# Given information
-- Begin --
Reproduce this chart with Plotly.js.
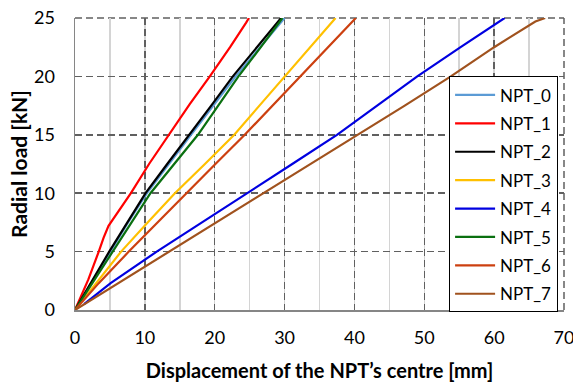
<!DOCTYPE html>
<html>
<head>
<meta charset="utf-8">
<script src="https://cdn.plot.ly/plotly-3.0.1.min.js"></script>
<style>html,body{margin:0;padding:0;background:#fff;}#chart{width:573px;height:383px;}</style>
</head>
<body>
<div id="chart"></div>
<script>
// Displacement of the NPT's centre [mm] (x) vs radial load [kN] (y)
const seriesNames = ["NPT_0", "NPT_1", "NPT_2", "NPT_3", "NPT_4", "NPT_5", "NPT_6", "NPT_7"];
const seriesColors = ["#5B9BD5", "#FF0000", "#000000", "#FFC000", "#0000E0", "#0A7010", "#CC4010", "#A0521E"];

const npt0_x = [0, 2.3, 5.0, 7.6, 10.3, 13.4, 16.6, 19.8, 23.0, 26.5, 30.0];
const npt0_y = [0, 2.3, 5, 7.5, 10, 12.5, 15, 17.5, 20, 22.5, 25];

const npt1_x = [0, 1.9, 3.4, 4.1, 4.8, 5.6, 6.6, 8.0, 10.6, 13.4, 16.4, 19.3, 22.2, 24.5, 24.9];
const npt1_y = [0, 2.6, 5.0, 6.2, 7.2, 7.9, 8.7, 10.0, 12.5, 15, 17.6, 20, 22.5, 24.6, 25];

const npt2_x = [0, 2.2, 4.9, 7.5, 10.1, 13.2, 16.4, 19.5, 22.6, 26.1, 29.5];
const npt2_y = [0, 2.3, 5, 7.5, 10, 12.5, 15, 17.5, 20, 22.5, 25];

const npt3_x = [0, 3.0, 6.6, 10.4, 14.3, 18.6, 22.8, 26.4, 30.0, 33.7, 37.3];
const npt3_y = [0, 2.3, 5, 7.5, 10, 12.5, 15, 17.5, 20, 22.5, 25];

const npt4_x = [1.3, 5.1, 11.7, 18.2, 24.7, 31.1, 37.5, 43.3, 49.0, 55.2, 61.5];
const npt4_y = [0.5, 2.3, 5, 7.5, 10, 12.5, 15, 17.5, 20, 22.5, 25];

const npt5_x = [0, 2.5, 5.5, 8.1, 10.8, 14.2, 17.6, 20.5, 23.4, 26.6, 29.7];
const npt5_y = [0, 2.3, 5, 7.5, 10, 12.5, 15, 17.5, 20, 22.5, 25];

const npt6_x = [0, 3.4, 7.7, 11.8, 15.9, 20.1, 24.3, 28.3, 32.3, 36.3, 40.2];
const npt6_y = [0, 2.3, 5, 7.5, 10, 12.5, 15, 17.5, 20, 22.5, 25];

const npt7_x = [0, 6.2, 13.6, 20.4, 27.1, 33.8, 40.5, 47.2, 53.8, 60.0, 65.9, 67.3];
const npt7_y = [0, 2.3, 5, 7.5, 10, 12.5, 15, 17.5, 20, 22.5, 24.7, 25];

const xTickVals = [0, 10, 20, 30, 40, 50, 60, 70];
const yTickVals = [0, 5, 10, 15, 20, 25];

const allX = [npt0_x, npt1_x, npt2_x, npt3_x, npt4_x, npt5_x, npt6_x, npt7_x];
const allY = [npt0_y, npt1_y, npt2_y, npt3_y, npt4_y, npt5_y, npt6_y, npt7_y];

const FONT = "Lato, 'Open Sans', sans-serif";
const GRID_DARK = "#606060";

const traces = seriesNames.map((n, i) => ({
  type: "scatter",
  mode: "lines",
  name: n,
  x: allX[i],
  y: allY[i],
  legendgroup: n,
  line: {color: seriesColors[i], width: 2.2},
  hoverinfo: "skip"
}));

const layout = {
  width: 573,
  height: 383,
  paper_bgcolor: "#ffffff",
  plot_bgcolor: "#ffffff",
  margin: {l: 75, r: 9, t: 18, b: 73, pad: 0},
  showlegend: true,
  font: {family: FONT, color: "#000"},
  xaxis: {
    range: [0, 70],
    tickvals: xTickVals,
    ticks: "",
    showline: true,
    linecolor: "#868686",
    linewidth: 1.5,
    showgrid: true,
    gridcolor: GRID_DARK,
    gridwidth: 1.5,
    griddash: "7px,4px",
    zeroline: false,
    tickfont: {family: FONT, size: 18, color: "#000"},
    ticklabelstandoff: 11,
    ticklabeloverflow: "allow",
    minor: {dtick: 5, tick0: 0, showgrid: true, gridcolor: "#d4d4d4", gridwidth: 1.5, griddash: "solid", ticks: ""},
    title: {text: "<b>Displacement of the NPT’s centre [mm]</b>", font: {family: FONT, size: 20, color: "#000"}, standoff: 17},
    automargin: false
  },
  yaxis: {
    range: [0, 25],
    tickvals: yTickVals,
    ticks: "",
    showline: true,
    linecolor: "#868686",
    linewidth: 1.5,
    showgrid: true,
    gridcolor: GRID_DARK,
    gridwidth: 1.5,
    griddash: "7px,4px",
    zeroline: false,
    tickfont: {family: FONT, size: 18, color: "#000"},
    ticklabelstandoff: 15,
    title: {text: "<b>Radial load [kN]</b>", font: {family: FONT, size: 21, color: "#000"}, standoff: 0},
    automargin: false
  },
  shapes: [
    {type: "line", xref: "paper", yref: "paper", x0: 0, x1: 1, y0: 1, y1: 1, line: {color: GRID_DARK, width: 1.5, dash: "7px,4px"}, layer: "below"},
    {type: "line", xref: "paper", yref: "paper", x0: 1, x1: 1, y0: 0, y1: 1, line: {color: GRID_DARK, width: 1.5, dash: "7px,4px"}, layer: "below"}
  ],
  legend: {
    x: 0.765,
    y: 0.8,
    xanchor: "left",
    yanchor: "top",
    bgcolor: "#ffffff",
    bordercolor: "#000000",
    borderwidth: 1,
    font: {family: FONT, size: 17, color: "#000"},
    traceorder: "grouped",
    tracegroupgap: 3.3,
    itemwidth: 40
  }
};

Plotly.newPlot("chart", traces, layout, {displayModeBar: false, staticPlot: true});
</script>
</body>
</html>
-- End --
# Given instruction
Reproduce the listing exactly. Leave its pictures out.

# The result
Reproduce this chart with Plotly.js.
<!DOCTYPE html>
<html>
<head>
<meta charset="utf-8">
<script src="https://cdn.plot.ly/plotly-3.0.1.min.js"></script>
<style>html,body{margin:0;padding:0;background:#fff;}#chart{width:573px;height:383px;}</style>
</head>
<body>
<div id="chart"></div>
<script>
// Displacement of the NPT's centre [mm] (x) vs radial load [kN] (y)
const seriesNames = ["NPT_0", "NPT_1", "NPT_2", "NPT_3", "NPT_4", "NPT_5", "NPT_6", "NPT_7"];
const seriesColors = ["#5B9BD5", "#FF0000", "#000000", "#FFC000", "#0000E0", "#0A7010", "#CC4010", "#A0521E"];

const npt0_x = [0, 2.3, 5.0, 7.6, 10.3, 13.4, 16.6, 19.8, 23.0, 26.5, 30.0];
const npt0_y = [0, 2.3, 5, 7.5, 10, 12.5, 15, 17.5, 20, 22.5, 25];

const npt1_x = [0, 1.9, 3.4, 4.1, 4.8, 5.6, 6.6, 8.0, 10.6, 13.4, 16.4, 19.3, 22.2, 24.5, 24.9];
const npt1_y = [0, 2.6, 5.0, 6.2, 7.2, 7.9, 8.7, 10.0, 12.5, 15, 17.6, 20, 22.5, 24.6, 25];

const npt2_x = [0, 2.2, 4.9, 7.5, 10.1, 13.2, 16.4, 19.5, 22.6, 26.1, 29.5];
const npt2_y = [0, 2.3, 5, 7.5, 10, 12.5, 15, 17.5, 20, 22.5, 25];

const npt3_x = [0, 3.0, 6.6, 10.4, 14.3, 18.6, 22.8, 26.4, 30.0, 33.7, 37.3];
const npt3_y = [0, 2.3, 5, 7.5, 10, 12.5, 15, 17.5, 20, 22.5, 25];

const npt4_x = [1.3, 5.1, 11.7, 18.2, 24.7, 31.1, 37.5, 43.3, 49.0, 55.2, 61.5];
const npt4_y = [0.5, 2.3, 5, 7.5, 10, 12.5, 15, 17.5, 20, 22.5, 25];

const npt5_x = [0, 2.5, 5.5, 8.1, 10.8, 14.2, 17.6, 20.5, 23.4, 26.6, 29.7];
const npt5_y = [0, 2.3, 5, 7.5, 10, 12.5, 15, 17.5, 20, 22.5, 25];

const npt6_x = [0, 3.4, 7.7, 11.8, 15.9, 20.1, 24.3, 28.3, 32.3, 36.3, 40.2];
const npt6_y = [0, 2.3, 5, 7.5, 10, 12.5, 15, 17.5, 20, 22.5, 25];

const npt7_x = [0, 6.2, 13.6, 20.4, 27.1, 33.8, 40.5, 47.2, 53.8, 60.0, 65.9, 67.3];
const npt7_y = [0, 2.3, 5, 7.5, 10, 12.5, 15, 17.5, 20, 22.5, 24.7, 25];

const xTickVals = [0, 10, 20, 30, 40, 50, 60, 70];
const yTickVals = [0, 5, 10, 15, 20, 25];

const allX = [npt0_x, npt1_x, npt2_x, npt3_x, npt4_x, npt5_x, npt6_x, npt7_x];
const allY = [npt0_y, npt1_y, npt2_y, npt3_y, npt4_y, npt5_y, npt6_y, npt7_y];

const FONT = "Lato, 'Open Sans', sans-serif";
const GRID_DARK = "#606060";

const traces = seriesNames.map((n, i) => ({
  type: "scatter",
  mode: "lines",
  name: n,
  x: allX[i],
  y: allY[i],
  legendgroup: n,
  line: {color: seriesColors[i], width: 2.2},
  hoverinfo: "skip"
}));

const layout = {
  width: 573,
  height: 383,
  paper_bgcolor: "#ffffff",
  plot_bgcolor: "#ffffff",
  margin: {l: 75, r: 9, t: 18, b: 73, pad: 0},
  showlegend: true,
  font: {family: FONT, color: "#000"},
  xaxis: {
    range: [0, 70],
    tickvals: xTickVals,
    ticks: "",
    showline: true,
    linecolor: "#868686",
    linewidth: 1.5,
    showgrid: true,
    gridcolor: GRID_DARK,
    gridwidth: 1.5,
    griddash: "7px,4px",
    zeroline: false,
    tickfont: {family: FONT, size: 18, color: "#000"},
    ticklabelstandoff: 11,
    ticklabeloverflow: "allow",
    minor: {dtick: 5, tick0: 0, showgrid: true, gridcolor: "#d4d4d4", gridwidth: 1.5, griddash: "solid", ticks: ""},
    title: {text: "<b>Displacement of the NPT’s centre [mm]</b>", font: {family: FONT, size: 20, color: "#000"}, standoff: 17},
    automargin: false
  },
  yaxis: {
    range: [0, 25],
    tickvals: yTickVals,
    ticks: "",
    showline: true,
    linecolor: "#868686",
    linewidth: 1.5,
    showgrid: true,
    gridcolor: GRID_DARK,
    gridwidth: 1.5,
    griddash: "7px,4px",
    zeroline: false,
    tickfont: {family: FONT, size: 18, color: "#000"},
    ticklabelstandoff: 15,
    title: {text: "<b>Radial load [kN]</b>", font: {family: FONT, size: 21, color: "#000"}, standoff: 0},
    automargin: false
  },
  shapes: [
    {type: "line", xref: "paper", yref: "paper", x0: 0, x1: 1, y0: 1, y1: 1, line: {color: GRID_DARK, width: 1.5, dash: "7px,4px"}, layer: "below"},
    {type: "line", xref: "paper", yref: "paper", x0: 1, x1: 1, y0: 0, y1: 1, line: {color: GRID_DARK, width: 1.5, dash: "7px,4px"}, layer: "below"}
  ],
  legend: {
    x: 0.765,
    y: 0.8,
    xanchor: "left",
    yanchor: "top",
    bgcolor: "#ffffff",
    bordercolor: "#000000",
    borderwidth: 1,
    font: {family: FONT, size: 17, color: "#000"},
    traceorder: "grouped",
    tracegroupgap: 3.3,
    itemwidth: 40
  }
};

Plotly.newPlot("chart", traces, layout, {displayModeBar: false, staticPlot: true});
</script>
</body>
</html>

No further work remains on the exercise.